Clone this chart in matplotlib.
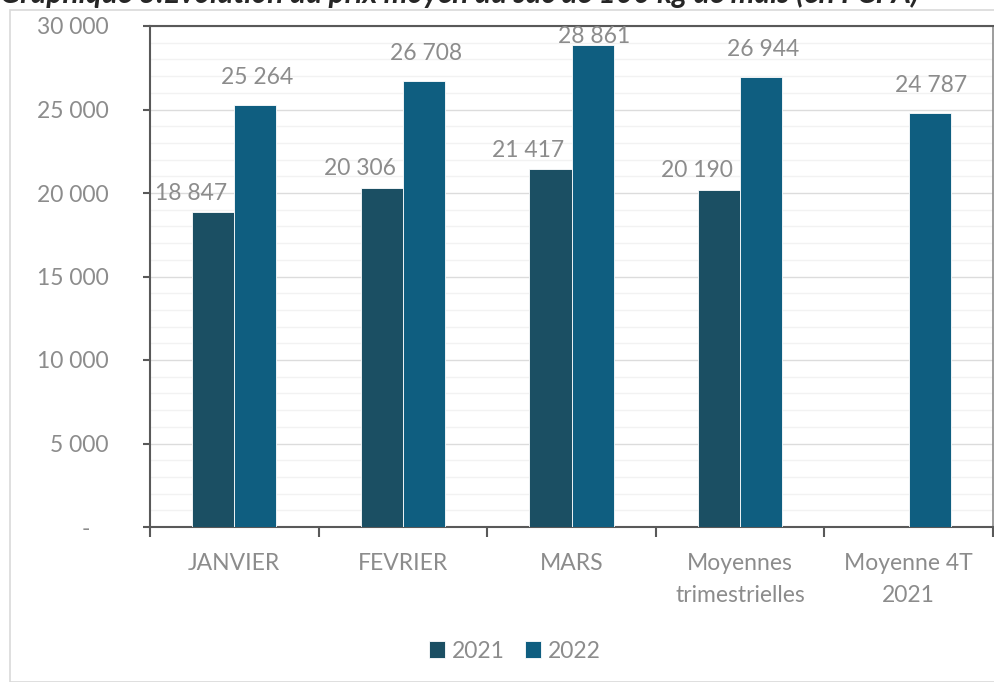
import matplotlib
matplotlib.use("Agg")
import matplotlib.pyplot as plt
import numpy as np
from matplotlib.ticker import MultipleLocator, FuncFormatter
from matplotlib.patches import Rectangle

categories = ["JANVIER", "FEVRIER", "MARS", "Moyennes\ntrimestrielles", "Moyenne 4T\n2021"]
series_2021 = [18847, 20306, 21417, 20190, np.nan]
series_2022 = [25264, 26708, 28861, 26944, 24787]
series_names = ["2021", "2022"]
title = "Graphique 3:Evolution du prix moyen du sac de 100 kg de maïs (en FCFA)"

col21 = "#1b4f63"
col22 = "#0f5e80"
txt = "#8c8c8c"
fs = 16.5

plt.rcParams['font.family'] = ['Lato', 'DejaVu Sans']

fig = plt.figure(figsize=(9.94, 6.82), dpi=100)
fig.patches.append(Rectangle((10/994, 0), 1, 1 - 10/682, transform=fig.transFigure,
                             fill=False, edgecolor="#d9d9d9", lw=1.2, zorder=0))
ax = fig.add_axes([150/994, 1 - 527/682, 843/994, 501/682])

x = np.arange(len(categories))
w = 0.25
ax.bar(x - w/2, series_2021, w, color=col21, edgecolor="white", linewidth=0.6, label=series_names[0], zorder=3)
ax.bar(x + w/2, series_2022, w, color=col22, edgecolor="white", linewidth=0.6, label=series_names[1], zorder=3)

def fmt(v):
    return f"{int(v):,}".replace(",", " ")

for xi, v in zip(x, series_2021):
    if not np.isnan(v):
        ax.text(xi - w/2 - 0.13, v + 1150, fmt(v), ha="center", va="center",
                fontsize=fs, color=txt, zorder=4)
for xi, v in zip(x, series_2022):
    ax.text(xi + w/2 + 0.01, min(v + 1650, 29400), fmt(v), ha="center", va="center",
            fontsize=fs, color=txt, zorder=4)

ax.set_xlim(-0.5, len(categories) - 0.5)
ax.set_ylim(0, 30000)
ax.yaxis.set_major_locator(MultipleLocator(5000))
ax.yaxis.set_minor_locator(MultipleLocator(1000))
ax.yaxis.set_major_formatter(FuncFormatter(lambda v, p: "-   " if v == 0 else fmt(v)))
ax.grid(axis="y", which="major", color="#dcdcdc", lw=1.0, zorder=0)
ax.grid(axis="y", which="minor", color="#f2f2f2", lw=1.0, zorder=0)
ax.tick_params(axis="y", which="minor", length=0)
ax.tick_params(axis="y", which="major", length=5, width=1.5, color="#595959",
               pad=25, labelsize=fs, labelcolor=txt)

ax.set_xticks(x)
ax.set_xticklabels(categories)
ax.set_xticks(np.arange(-0.5, len(categories)), minor=True)
ax.tick_params(axis="x", which="major", length=0, pad=19, labelsize=fs, labelcolor=txt)
ax.tick_params(axis="x", which="minor", length=7, width=1.5, color="#595959")
for lbl in ax.get_xticklabels():
    lbl.set_linespacing(1.65)

for side in ["left", "bottom", "top"]:
    ax.spines[side].set_color("#595959")
    ax.spines[side].set_linewidth(1.5)
ax.spines["right"].set_color("#8c8c8c")
ax.spines["right"].set_linewidth(1.2)

leg = fig.legend(loc="center", bbox_to_anchor=(515/994, 1 - 651/682), ncol=2, frameon=False,
                 fontsize=fs, handlelength=0.7, handleheight=0.7, handletextpad=0.3,
                 columnspacing=0.9)
for t in leg.get_texts():
    t.set_color(txt)

fig.text(0/994, 1 - 3/682, title, ha="left", va="baseline", fontsize=21.5,
         fontweight="bold", fontstyle="italic", color="#262626")

fig.savefig("out.png", dpi=100)
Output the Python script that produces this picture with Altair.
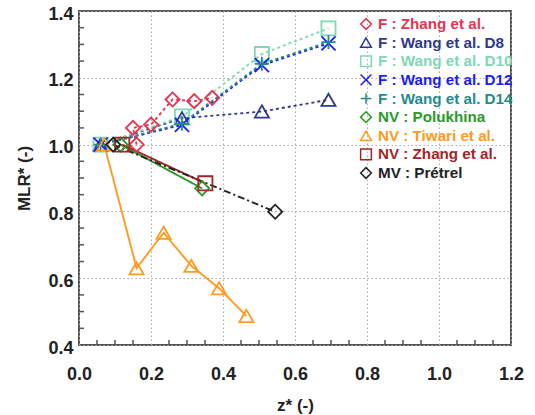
import altair as alt
import pandas as pd

# ---------------- data ----------------
series = ["F : Zhang et al.", "F : Wang et al. D8", "F : Wang et al. D10",
          "F : Wang et al. D12", "F : Wang et al. D14", "NV : Polukhina",
          "NV : Tiwari et al.", "NV : Zhang et al.", "MV : Prétrel"]
colors = ["#e4344f", "#2d3a8c", "#7fd8b4", "#1c1cf5", "#1f8c8c",
          "#2a9a2a", "#ff9a22", "#a32626", "#222222"]
shapes = ["diamond", "triangle-up", "square", "M-1,-1L1,1M-1,1L1,-1",
          "M-1,0L1,0M0,-1L0,1", "diamond", "triangle-up", "square", "diamond"]
dashes = [[3, 3]] * 5 + [[1, 0]] * 3 + [[7, 3, 2, 3]]

zhangF_x = [0.16, 0.15, 0.20, 0.26, 0.32, 0.37]
zhangF_y = [1.00, 1.05, 1.06, 1.135, 1.13, 1.14]
wang_x = [0.06, 0.286, 0.508, 0.693]
d8_y = [1.0, 1.079, 1.099, 1.134]
d10_y = [1.0, 1.084, 1.271, 1.348]
d12_y = [1.0, 1.059, 1.238, 1.303]
d14_y = [1.0, 1.063, 1.242, 1.307]
polukhina_x = [0.115, 0.342]
polukhina_y = [1.0, 0.869]
tiwari_x = [0.07, 0.160, 0.235, 0.312, 0.389, 0.465]
tiwari_y = [1.0, 0.630, 0.736, 0.637, 0.570, 0.487]
zhangNV_x = [0.12, 0.351]
zhangNV_y = [1.0, 0.884]
pretrel_x = [0.095, 0.545]
pretrel_y = [1.0, 0.799]

x_major = [0.0, 0.2, 0.4, 0.6, 0.8, 1.0, 1.2]
y_major = [0.4, 0.6, 0.8, 1.0, 1.2, 1.4]
x_minor = [0.05, 0.1, 0.15, 0.25, 0.3, 0.35, 0.45, 0.5, 0.55, 0.65, 0.7, 0.75,
           0.85, 0.9, 0.95, 1.05, 1.1, 1.15]
y_minor = [0.45, 0.5, 0.55, 0.65, 0.7, 0.75, 0.85, 0.9, 0.95, 1.05, 1.1, 1.15,
           1.25, 1.3, 1.35]

# ---------------- tables ----------------
pairs = [(zhangF_x, zhangF_y), (wang_x, d8_y), (wang_x, d10_y), (wang_x, d12_y),
         (wang_x, d14_y), (polukhina_x, polukhina_y), (tiwari_x, tiwari_y),
         (zhangNV_x, zhangNV_y), (pretrel_x, pretrel_y)]
rows = []
for s, (xs, ys) in zip(series, pairs):
    for i, (xv, yv) in enumerate(zip(xs, ys)):
        rows.append({"series": s, "z": xv, "mlr": yv, "ord": i})
df = pd.DataFrame(rows)
leg = pd.DataFrame({"series": series, "idx": list(range(len(series)))})

FONT = "Liberation Sans"
AX = "#555555"

color = alt.Color("series:N", scale=alt.Scale(domain=series, range=colors), legend=None)
shape = alt.Shape("series:N", scale=alt.Scale(domain=series, range=shapes), legend=None)
dash = alt.StrokeDash("series:N", scale=alt.Scale(domain=series, range=dashes), legend=None)

xscale = alt.Scale(domain=[0, 1.2], nice=False, zero=False)
yscale = alt.Scale(domain=[0.4, 1.4], nice=False, zero=False)

xenc = alt.X("z:Q", scale=xscale, title="z* (-)",
             axis=alt.Axis(values=x_major, format=".1f", ticks=False, domain=False,
                           labelFlush=False, labelOverlap=False,
                           grid=True, gridDash=[1.5, 2.5], gridColor="#aaaaaa",
                           labelFont=FONT, labelFontSize=18, labelFontWeight="bold",
                           labelColor="#222", labelPadding=20,
                           titleFont=FONT, titleFontSize=17, titleFontWeight="bold",
                           titleColor="#222", titlePadding=14))
yenc = alt.Y("mlr:Q", scale=yscale, title="MLR* (-)",
             axis=alt.Axis(values=y_major, format=".1f", ticks=False, domain=False,
                           labelFlush=False, labelOverlap=False,
                           grid=True, gridDash=[1.5, 2.5], gridColor="#aaaaaa",
                           labelFont=FONT, labelFontSize=18, labelFontWeight="bold",
                           labelColor="#222", labelPadding=6, labelOffset=3,
                           titleFont=FONT, titleFontSize=17, titleFontWeight="bold",
                           titleColor="#222", titlePadding=14))

base = alt.Chart(df)
lines = base.mark_line(strokeWidth=1.9).encode(
    x=xenc, y=yenc, color=color, strokeDash=dash, order="ord:Q", detail="series:N")
points = base.mark_point(filled=False, size=200, strokeWidth=1.8, opacity=1).encode(
    x=alt.X("z:Q", scale=xscale), y=alt.Y("mlr:Q", scale=yscale),
    color=color, shape=shape)

xt = alt.Chart(pd.DataFrame({"v": x_minor})).mark_rule(color=AX, strokeWidth=1.5).encode(
    x=alt.X("v:Q", scale=xscale), y=alt.value(334), y2=alt.value(329))
yt = alt.Chart(pd.DataFrame({"v": y_minor})).mark_rule(color=AX, strokeWidth=1.5).encode(
    y=alt.Y("v:Q", scale=yscale), x=alt.value(0), x2=alt.value(5))

main = alt.layer(lines, points, xt, yt)

lyscale = alt.Scale(domain=[0, 8], range=[13, 162])
legsym = alt.Chart(leg).mark_point(filled=False, size=115, strokeWidth=1.5, opacity=1).encode(
    x=alt.value(287), y=alt.Y("idx:Q", scale=lyscale, axis=None), color=color, shape=shape)
legtxt = alt.Chart(leg).mark_text(align="left", baseline="middle", font=FONT,
                                  fontSize=15.2, fontWeight="bold").encode(
    x=alt.value(299), y=alt.Y("idx:Q", scale=lyscale, axis=None), color=color,
    text="series:N")
legend = alt.layer(legsym, legtxt)

chart = alt.layer(main, legend).resolve_scale(y="independent").properties(
    width=432, height=334,
    autosize=alt.AutoSizeParams(type="none"),
    padding={"left": 79, "top": 11, "right": 24, "bottom": 70},
    background="white",
).configure_view(stroke=AX, strokeWidth=2)

chart.save("out.html", embed_options={"renderer": "svg", "actions": False})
------------------------------
■ What you will do: Skip the pictures and restate exactly the lines from the beginning of the listing to the line with "ax = fig.add_axes([150/994, 1", that line included.

■ Exercise answer:
Clone this chart in matplotlib.
import matplotlib
matplotlib.use("Agg")
import matplotlib.pyplot as plt
import numpy as np
from matplotlib.ticker import MultipleLocator, FuncFormatter
from matplotlib.patches import Rectangle

categories = ["JANVIER", "FEVRIER", "MARS", "Moyennes\ntrimestrielles", "Moyenne 4T\n2021"]
series_2021 = [18847, 20306, 21417, 20190, np.nan]
series_2022 = [25264, 26708, 28861, 26944, 24787]
series_names = ["2021", "2022"]
title = "Graphique 3:Evolution du prix moyen du sac de 100 kg de maïs (en FCFA)"

col21 = "#1b4f63"
col22 = "#0f5e80"
txt = "#8c8c8c"
fs = 16.5

plt.rcParams['font.family'] = ['Lato', 'DejaVu Sans']

fig = plt.figure(figsize=(9.94, 6.82), dpi=100)
fig.patches.append(Rectangle((10/994, 0), 1, 1 - 10/682, transform=fig.transFigure,
                             fill=False, edgecolor="#d9d9d9", lw=1.2, zorder=0))
ax = fig.add_axes([150/994, 1 - 527/682, 843/994, 501/682])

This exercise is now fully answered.